• Problem to work on
Locate the lines where "React" occurs and copy them as they stand.

— begin Available data —

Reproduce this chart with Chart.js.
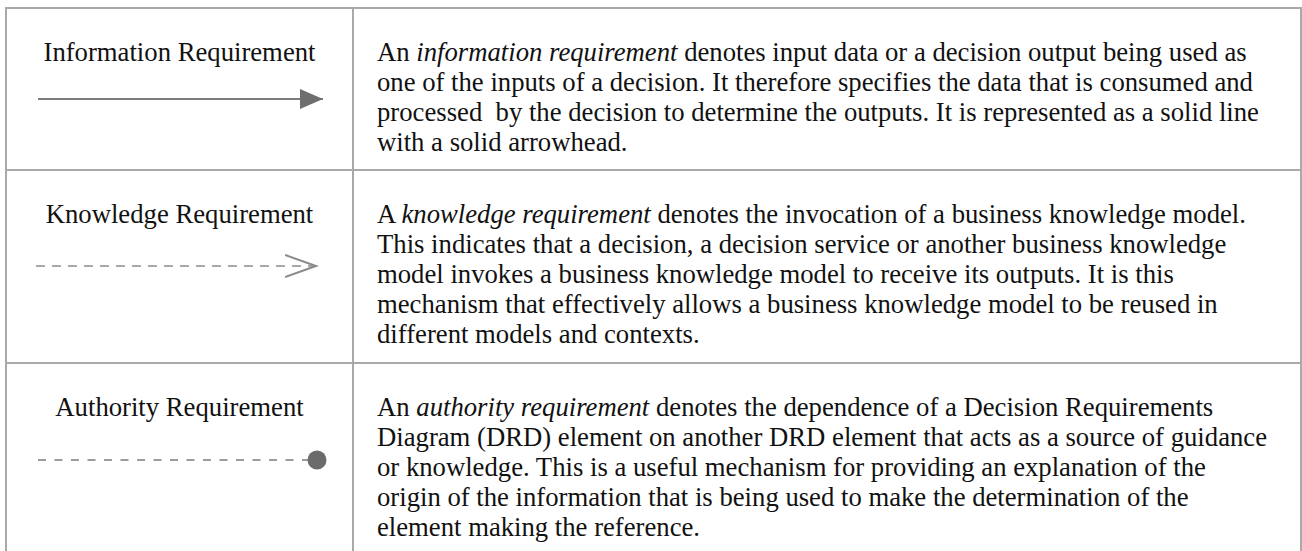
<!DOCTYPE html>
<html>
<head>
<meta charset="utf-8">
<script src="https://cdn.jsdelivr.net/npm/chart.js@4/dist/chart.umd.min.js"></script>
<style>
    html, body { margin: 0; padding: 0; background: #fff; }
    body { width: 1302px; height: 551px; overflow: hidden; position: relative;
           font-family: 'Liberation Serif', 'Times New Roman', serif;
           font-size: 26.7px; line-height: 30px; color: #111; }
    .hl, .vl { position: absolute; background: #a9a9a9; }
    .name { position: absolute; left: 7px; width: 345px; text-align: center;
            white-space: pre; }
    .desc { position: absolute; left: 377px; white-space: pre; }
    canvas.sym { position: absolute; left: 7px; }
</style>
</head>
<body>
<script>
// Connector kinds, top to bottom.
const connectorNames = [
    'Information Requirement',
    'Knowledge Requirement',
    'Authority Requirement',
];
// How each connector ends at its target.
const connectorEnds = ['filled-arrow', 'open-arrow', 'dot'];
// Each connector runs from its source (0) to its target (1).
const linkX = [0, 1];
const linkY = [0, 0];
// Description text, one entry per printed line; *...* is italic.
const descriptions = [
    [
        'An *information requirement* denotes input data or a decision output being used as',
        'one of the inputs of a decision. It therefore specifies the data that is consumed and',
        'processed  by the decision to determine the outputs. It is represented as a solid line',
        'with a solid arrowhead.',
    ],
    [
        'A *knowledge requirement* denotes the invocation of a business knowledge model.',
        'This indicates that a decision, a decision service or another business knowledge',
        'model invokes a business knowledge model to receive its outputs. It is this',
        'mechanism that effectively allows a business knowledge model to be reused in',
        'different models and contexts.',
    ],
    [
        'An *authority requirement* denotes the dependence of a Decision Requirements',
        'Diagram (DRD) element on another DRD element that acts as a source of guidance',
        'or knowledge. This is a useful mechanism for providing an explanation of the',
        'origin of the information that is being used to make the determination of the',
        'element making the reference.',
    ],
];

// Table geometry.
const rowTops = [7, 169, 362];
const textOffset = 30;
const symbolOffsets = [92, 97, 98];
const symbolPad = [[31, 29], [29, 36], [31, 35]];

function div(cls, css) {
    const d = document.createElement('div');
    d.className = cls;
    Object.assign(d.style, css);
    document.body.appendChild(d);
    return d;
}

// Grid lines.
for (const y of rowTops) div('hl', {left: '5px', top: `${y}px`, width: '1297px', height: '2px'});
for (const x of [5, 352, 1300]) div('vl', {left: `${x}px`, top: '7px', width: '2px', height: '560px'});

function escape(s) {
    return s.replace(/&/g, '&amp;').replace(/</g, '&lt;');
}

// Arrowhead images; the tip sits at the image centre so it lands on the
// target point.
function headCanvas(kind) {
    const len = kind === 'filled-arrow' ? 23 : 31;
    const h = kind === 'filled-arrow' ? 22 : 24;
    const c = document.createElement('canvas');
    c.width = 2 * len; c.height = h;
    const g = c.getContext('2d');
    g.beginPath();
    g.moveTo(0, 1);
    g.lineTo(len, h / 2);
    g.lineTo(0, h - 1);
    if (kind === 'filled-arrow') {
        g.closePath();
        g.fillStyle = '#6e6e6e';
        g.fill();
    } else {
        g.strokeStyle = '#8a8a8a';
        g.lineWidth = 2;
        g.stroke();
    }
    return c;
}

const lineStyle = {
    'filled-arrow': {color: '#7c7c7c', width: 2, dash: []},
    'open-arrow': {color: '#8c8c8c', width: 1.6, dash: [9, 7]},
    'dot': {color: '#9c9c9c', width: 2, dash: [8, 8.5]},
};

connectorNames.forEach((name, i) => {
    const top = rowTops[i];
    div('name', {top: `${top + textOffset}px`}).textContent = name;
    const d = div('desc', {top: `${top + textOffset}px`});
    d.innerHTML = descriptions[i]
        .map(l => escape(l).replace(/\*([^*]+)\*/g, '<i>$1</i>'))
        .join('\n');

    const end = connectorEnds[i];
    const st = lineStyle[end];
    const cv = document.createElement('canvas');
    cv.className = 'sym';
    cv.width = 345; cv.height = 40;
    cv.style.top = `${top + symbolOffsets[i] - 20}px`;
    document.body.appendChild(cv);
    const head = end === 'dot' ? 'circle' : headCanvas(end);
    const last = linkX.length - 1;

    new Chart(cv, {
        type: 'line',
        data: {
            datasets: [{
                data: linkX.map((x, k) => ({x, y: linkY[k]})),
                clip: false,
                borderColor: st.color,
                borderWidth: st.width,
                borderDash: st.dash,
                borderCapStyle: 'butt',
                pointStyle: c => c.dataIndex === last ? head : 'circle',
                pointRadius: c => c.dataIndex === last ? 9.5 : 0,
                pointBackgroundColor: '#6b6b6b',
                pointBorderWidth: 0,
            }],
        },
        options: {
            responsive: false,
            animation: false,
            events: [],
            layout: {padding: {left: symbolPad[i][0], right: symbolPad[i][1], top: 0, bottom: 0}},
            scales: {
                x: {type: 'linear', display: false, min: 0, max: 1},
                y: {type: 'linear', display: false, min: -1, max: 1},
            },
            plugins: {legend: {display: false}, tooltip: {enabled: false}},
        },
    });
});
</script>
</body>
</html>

— end Available data —
— begin Available data —

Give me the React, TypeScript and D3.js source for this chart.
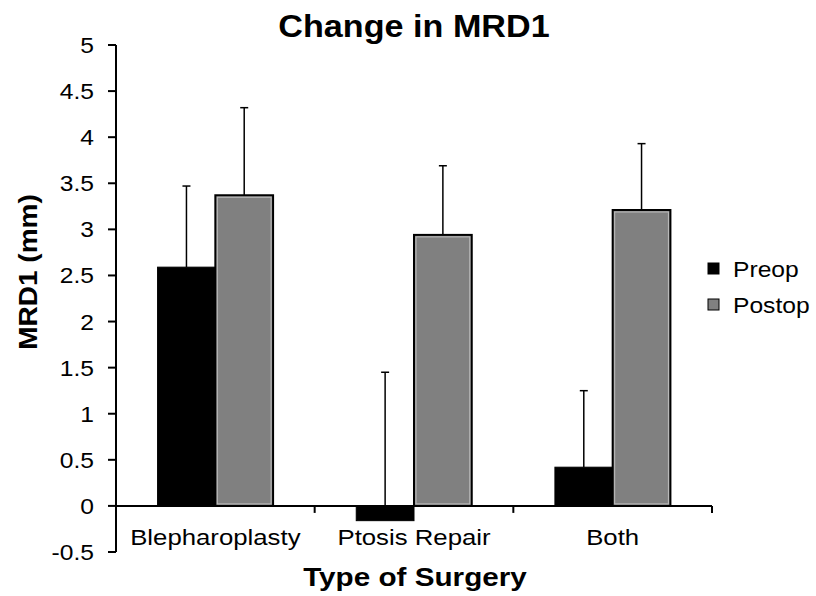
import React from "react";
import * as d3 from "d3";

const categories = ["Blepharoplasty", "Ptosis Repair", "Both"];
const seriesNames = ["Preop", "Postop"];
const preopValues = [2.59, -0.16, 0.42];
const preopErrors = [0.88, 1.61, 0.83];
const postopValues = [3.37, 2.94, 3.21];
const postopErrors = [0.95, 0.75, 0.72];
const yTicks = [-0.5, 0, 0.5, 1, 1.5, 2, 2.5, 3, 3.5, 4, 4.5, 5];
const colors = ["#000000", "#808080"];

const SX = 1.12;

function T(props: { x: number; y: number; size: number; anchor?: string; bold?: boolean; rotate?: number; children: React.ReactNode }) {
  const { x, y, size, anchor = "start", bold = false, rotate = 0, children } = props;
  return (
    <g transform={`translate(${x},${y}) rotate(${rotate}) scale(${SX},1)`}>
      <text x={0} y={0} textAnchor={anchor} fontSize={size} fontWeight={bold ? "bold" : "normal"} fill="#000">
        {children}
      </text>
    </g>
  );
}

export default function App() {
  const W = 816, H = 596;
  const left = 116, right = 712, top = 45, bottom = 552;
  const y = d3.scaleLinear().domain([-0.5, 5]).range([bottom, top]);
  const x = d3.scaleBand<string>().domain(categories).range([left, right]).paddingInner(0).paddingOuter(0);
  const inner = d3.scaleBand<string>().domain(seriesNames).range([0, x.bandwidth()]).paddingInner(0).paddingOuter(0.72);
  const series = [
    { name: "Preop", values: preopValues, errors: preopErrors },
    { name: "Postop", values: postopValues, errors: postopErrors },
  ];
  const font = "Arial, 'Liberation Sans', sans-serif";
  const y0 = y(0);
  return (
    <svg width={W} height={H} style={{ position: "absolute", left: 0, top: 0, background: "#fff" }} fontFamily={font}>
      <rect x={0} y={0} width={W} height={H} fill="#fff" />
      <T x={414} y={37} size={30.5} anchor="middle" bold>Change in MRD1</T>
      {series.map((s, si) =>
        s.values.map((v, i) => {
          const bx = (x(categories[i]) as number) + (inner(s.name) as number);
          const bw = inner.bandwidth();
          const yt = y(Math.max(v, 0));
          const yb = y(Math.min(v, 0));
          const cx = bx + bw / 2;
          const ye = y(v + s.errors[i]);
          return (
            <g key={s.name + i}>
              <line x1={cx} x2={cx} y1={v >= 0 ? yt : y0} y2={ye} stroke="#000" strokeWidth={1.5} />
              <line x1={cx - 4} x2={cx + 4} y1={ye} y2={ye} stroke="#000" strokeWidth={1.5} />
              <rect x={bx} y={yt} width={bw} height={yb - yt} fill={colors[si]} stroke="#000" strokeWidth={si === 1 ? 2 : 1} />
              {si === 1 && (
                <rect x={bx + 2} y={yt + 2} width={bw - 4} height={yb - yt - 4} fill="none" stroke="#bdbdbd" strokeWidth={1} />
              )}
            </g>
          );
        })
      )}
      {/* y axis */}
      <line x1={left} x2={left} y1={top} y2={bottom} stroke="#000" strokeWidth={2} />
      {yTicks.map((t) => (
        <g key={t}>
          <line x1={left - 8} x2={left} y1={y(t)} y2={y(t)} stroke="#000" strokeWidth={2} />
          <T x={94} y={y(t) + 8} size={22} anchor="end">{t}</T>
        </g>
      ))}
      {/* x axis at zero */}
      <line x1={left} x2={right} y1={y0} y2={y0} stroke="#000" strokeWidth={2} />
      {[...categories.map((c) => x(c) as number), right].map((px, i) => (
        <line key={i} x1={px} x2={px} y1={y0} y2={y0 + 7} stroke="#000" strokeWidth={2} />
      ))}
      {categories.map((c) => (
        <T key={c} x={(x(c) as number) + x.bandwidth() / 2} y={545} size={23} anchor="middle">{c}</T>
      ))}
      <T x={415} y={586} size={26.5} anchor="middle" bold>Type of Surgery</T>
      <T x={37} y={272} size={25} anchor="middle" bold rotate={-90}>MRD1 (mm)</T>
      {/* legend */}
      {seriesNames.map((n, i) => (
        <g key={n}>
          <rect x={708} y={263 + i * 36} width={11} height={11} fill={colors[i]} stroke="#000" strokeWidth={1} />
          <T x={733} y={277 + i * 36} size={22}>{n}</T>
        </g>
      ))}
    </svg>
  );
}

— end Available data —

• Written solution
Give me the React, TypeScript and D3.js source for this chart.
import React from "react";
function T(props: { x: number; y: number; size: number; anchor?: string; bold?: boolean; rotate?: number; children: React.ReactNode }) {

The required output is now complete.